--- START Data provided ---

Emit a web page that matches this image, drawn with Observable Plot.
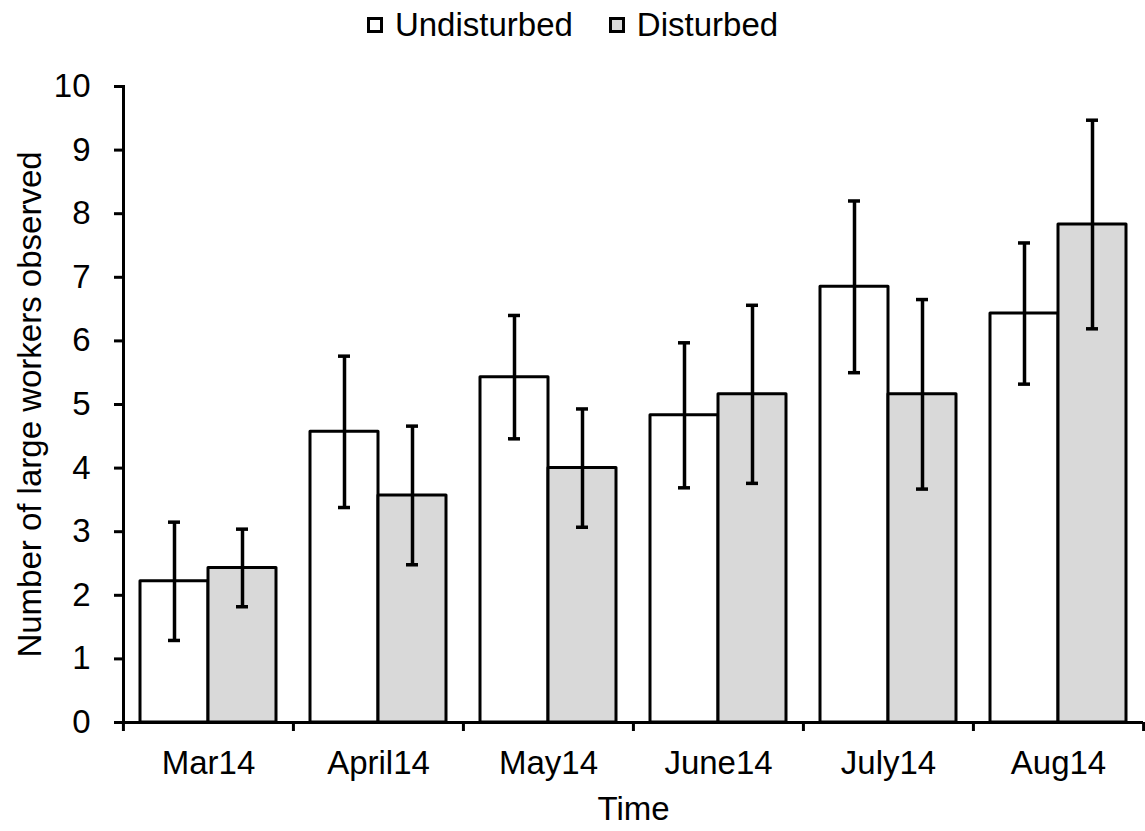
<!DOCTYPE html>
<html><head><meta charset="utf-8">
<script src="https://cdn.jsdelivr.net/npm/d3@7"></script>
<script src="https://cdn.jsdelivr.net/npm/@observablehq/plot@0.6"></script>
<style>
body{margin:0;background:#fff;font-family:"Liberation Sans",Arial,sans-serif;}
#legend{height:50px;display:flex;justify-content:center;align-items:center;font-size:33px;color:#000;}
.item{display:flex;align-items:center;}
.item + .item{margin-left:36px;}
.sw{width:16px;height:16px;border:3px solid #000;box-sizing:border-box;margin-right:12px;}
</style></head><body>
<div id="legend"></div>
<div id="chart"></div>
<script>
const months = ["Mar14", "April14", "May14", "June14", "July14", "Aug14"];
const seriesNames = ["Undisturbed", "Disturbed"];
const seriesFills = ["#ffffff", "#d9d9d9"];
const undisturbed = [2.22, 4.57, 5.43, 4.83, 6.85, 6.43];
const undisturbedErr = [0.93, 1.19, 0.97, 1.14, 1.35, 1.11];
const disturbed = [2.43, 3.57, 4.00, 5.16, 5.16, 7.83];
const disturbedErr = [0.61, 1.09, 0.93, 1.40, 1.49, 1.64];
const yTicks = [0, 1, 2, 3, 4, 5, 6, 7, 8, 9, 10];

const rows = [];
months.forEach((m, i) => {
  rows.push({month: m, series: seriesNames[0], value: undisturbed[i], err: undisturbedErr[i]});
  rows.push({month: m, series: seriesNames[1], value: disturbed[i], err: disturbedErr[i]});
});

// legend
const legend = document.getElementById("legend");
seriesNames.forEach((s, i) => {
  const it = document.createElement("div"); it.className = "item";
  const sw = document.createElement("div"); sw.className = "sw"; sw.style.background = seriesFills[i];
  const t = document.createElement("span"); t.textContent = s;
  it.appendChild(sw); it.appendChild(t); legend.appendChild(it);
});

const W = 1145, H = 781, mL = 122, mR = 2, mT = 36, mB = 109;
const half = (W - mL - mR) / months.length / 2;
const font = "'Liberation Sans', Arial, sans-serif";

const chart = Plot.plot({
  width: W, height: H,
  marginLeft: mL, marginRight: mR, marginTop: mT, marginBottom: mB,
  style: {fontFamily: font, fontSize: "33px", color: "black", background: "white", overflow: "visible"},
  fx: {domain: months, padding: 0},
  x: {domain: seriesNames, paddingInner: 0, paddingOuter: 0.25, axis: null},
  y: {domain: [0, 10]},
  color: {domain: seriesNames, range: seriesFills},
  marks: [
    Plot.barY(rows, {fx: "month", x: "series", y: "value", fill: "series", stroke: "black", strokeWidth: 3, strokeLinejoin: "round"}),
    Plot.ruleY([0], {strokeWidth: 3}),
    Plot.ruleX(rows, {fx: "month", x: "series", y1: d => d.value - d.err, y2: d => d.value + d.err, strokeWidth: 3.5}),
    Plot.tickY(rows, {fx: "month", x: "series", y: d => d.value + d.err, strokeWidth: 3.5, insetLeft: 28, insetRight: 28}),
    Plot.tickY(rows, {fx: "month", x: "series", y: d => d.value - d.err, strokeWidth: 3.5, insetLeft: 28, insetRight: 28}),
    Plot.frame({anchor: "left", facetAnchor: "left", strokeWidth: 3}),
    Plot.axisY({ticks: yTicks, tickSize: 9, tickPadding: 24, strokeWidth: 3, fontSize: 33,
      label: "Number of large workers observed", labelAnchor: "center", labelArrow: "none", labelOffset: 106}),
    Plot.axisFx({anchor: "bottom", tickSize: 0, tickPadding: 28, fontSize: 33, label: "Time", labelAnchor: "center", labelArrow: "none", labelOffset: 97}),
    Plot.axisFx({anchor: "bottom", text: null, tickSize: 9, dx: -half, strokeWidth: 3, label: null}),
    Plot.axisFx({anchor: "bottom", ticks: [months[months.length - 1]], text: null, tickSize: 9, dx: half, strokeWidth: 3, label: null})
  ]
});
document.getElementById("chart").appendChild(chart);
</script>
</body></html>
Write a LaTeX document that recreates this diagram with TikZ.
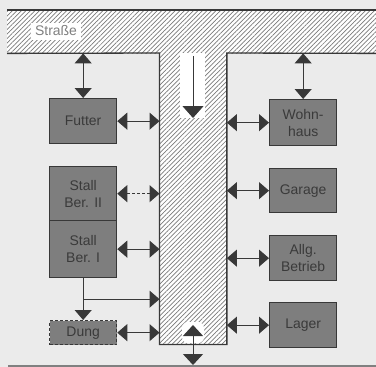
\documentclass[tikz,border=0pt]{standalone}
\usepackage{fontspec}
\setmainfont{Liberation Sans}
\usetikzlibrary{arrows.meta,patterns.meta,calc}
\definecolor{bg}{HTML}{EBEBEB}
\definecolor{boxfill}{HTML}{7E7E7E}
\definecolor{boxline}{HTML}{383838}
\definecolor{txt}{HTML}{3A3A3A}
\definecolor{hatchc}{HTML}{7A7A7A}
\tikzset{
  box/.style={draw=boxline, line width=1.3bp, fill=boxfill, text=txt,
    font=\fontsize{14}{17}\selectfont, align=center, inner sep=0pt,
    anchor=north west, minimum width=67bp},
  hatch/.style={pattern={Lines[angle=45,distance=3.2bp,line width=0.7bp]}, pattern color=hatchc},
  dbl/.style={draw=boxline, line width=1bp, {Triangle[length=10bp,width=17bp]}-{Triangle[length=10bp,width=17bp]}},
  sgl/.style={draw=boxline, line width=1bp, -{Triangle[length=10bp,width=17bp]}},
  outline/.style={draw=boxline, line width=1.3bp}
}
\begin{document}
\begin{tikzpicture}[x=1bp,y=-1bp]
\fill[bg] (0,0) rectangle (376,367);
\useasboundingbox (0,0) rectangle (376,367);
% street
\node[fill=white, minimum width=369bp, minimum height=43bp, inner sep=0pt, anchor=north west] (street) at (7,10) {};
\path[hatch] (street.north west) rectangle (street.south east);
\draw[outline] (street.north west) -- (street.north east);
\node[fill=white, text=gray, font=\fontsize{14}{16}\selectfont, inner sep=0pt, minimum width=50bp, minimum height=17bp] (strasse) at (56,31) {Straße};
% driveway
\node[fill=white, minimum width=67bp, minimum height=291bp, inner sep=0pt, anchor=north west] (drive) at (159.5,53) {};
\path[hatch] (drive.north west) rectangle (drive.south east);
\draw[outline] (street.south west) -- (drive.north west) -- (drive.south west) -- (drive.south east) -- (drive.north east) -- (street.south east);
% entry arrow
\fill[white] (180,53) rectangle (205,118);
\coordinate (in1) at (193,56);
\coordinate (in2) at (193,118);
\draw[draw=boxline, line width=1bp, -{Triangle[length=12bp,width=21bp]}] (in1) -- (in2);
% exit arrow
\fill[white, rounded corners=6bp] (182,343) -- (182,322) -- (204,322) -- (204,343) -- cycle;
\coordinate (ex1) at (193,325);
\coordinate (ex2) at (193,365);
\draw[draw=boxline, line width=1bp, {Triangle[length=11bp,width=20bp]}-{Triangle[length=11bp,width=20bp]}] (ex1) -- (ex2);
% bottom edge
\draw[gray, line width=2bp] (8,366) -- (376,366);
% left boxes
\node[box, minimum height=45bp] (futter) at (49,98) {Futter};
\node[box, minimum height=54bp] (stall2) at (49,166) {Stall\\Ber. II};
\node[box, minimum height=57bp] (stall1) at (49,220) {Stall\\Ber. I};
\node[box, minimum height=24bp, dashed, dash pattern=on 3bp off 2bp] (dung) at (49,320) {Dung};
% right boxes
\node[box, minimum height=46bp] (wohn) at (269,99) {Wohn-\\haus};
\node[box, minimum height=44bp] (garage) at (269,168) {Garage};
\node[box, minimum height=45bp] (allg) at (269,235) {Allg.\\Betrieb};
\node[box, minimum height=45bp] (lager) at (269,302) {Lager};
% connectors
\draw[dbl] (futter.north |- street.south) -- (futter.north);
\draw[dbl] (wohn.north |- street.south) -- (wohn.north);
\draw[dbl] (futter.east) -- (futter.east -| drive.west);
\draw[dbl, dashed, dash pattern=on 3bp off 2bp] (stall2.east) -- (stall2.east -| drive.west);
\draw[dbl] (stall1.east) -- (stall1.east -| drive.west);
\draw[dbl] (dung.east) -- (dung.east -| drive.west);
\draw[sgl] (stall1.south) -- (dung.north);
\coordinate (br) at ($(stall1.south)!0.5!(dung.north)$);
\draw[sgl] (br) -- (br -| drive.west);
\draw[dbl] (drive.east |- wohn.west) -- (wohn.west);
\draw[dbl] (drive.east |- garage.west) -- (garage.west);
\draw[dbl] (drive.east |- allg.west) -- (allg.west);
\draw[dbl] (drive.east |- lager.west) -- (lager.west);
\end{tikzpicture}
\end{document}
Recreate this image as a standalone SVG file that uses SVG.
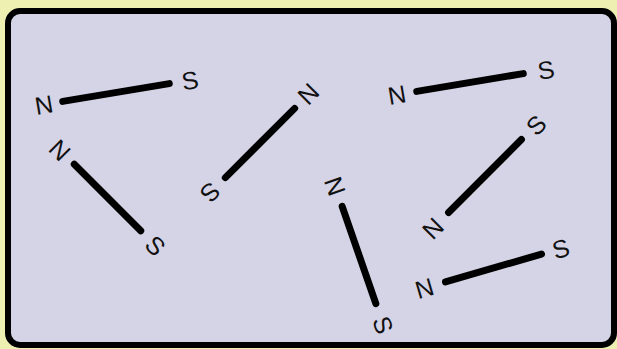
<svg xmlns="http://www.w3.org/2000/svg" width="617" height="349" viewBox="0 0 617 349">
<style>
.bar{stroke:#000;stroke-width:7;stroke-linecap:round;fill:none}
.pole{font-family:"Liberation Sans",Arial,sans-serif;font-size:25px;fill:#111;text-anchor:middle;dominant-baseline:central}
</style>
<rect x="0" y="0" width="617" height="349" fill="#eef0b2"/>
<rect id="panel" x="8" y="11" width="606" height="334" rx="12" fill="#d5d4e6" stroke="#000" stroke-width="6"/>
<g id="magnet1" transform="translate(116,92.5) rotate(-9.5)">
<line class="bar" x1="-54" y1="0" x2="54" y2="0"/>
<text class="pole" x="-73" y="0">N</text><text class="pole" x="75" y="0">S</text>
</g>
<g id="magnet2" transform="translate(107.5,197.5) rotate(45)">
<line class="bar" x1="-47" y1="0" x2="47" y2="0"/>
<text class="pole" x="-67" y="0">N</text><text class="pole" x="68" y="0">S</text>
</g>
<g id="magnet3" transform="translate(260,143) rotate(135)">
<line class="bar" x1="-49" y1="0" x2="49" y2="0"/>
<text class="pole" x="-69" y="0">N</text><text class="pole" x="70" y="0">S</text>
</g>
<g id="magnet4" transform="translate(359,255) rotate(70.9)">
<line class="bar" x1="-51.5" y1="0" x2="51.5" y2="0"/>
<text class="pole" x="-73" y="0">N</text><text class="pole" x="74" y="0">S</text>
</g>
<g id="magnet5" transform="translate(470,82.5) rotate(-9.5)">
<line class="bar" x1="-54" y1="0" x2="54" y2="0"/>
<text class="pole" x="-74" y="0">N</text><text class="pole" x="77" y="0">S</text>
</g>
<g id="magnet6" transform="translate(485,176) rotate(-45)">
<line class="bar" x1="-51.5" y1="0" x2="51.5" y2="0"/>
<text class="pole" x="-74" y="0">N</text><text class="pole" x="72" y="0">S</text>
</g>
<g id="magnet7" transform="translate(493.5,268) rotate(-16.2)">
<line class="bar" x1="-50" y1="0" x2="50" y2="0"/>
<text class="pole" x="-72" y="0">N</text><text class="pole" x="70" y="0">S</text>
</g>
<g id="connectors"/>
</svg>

--- END Data provided ---

== Task prompt ==
Reproduce exactly, and only, the lines from the one containing "Recreate this image" through the last line of the records above, both included, leaving out any pictures.

== Solution to this task ==
Recreate this image as a standalone SVG file that uses SVG.
<svg xmlns="http://www.w3.org/2000/svg" width="617" height="349" viewBox="0 0 617 349">
<style>
.bar{stroke:#000;stroke-width:7;stroke-linecap:round;fill:none}
.pole{font-family:"Liberation Sans",Arial,sans-serif;font-size:25px;fill:#111;text-anchor:middle;dominant-baseline:central}
</style>
<rect x="0" y="0" width="617" height="349" fill="#eef0b2"/>
<rect id="panel" x="8" y="11" width="606" height="334" rx="12" fill="#d5d4e6" stroke="#000" stroke-width="6"/>
<g id="magnet1" transform="translate(116,92.5) rotate(-9.5)">
<line class="bar" x1="-54" y1="0" x2="54" y2="0"/>
<text class="pole" x="-73" y="0">N</text><text class="pole" x="75" y="0">S</text>
</g>
<g id="magnet2" transform="translate(107.5,197.5) rotate(45)">
<line class="bar" x1="-47" y1="0" x2="47" y2="0"/>
<text class="pole" x="-67" y="0">N</text><text class="pole" x="68" y="0">S</text>
</g>
<g id="magnet3" transform="translate(260,143) rotate(135)">
<line class="bar" x1="-49" y1="0" x2="49" y2="0"/>
<text class="pole" x="-69" y="0">N</text><text class="pole" x="70" y="0">S</text>
</g>
<g id="magnet4" transform="translate(359,255) rotate(70.9)">
<line class="bar" x1="-51.5" y1="0" x2="51.5" y2="0"/>
<text class="pole" x="-73" y="0">N</text><text class="pole" x="74" y="0">S</text>
</g>
<g id="magnet5" transform="translate(470,82.5) rotate(-9.5)">
<line class="bar" x1="-54" y1="0" x2="54" y2="0"/>
<text class="pole" x="-74" y="0">N</text><text class="pole" x="77" y="0">S</text>
</g>
<g id="magnet6" transform="translate(485,176) rotate(-45)">
<line class="bar" x1="-51.5" y1="0" x2="51.5" y2="0"/>
<text class="pole" x="-74" y="0">N</text><text class="pole" x="72" y="0">S</text>
</g>
<g id="magnet7" transform="translate(493.5,268) rotate(-16.2)">
<line class="bar" x1="-50" y1="0" x2="50" y2="0"/>
<text class="pole" x="-72" y="0">N</text><text class="pole" x="70" y="0">S</text>
</g>
<g id="connectors"/>
</svg>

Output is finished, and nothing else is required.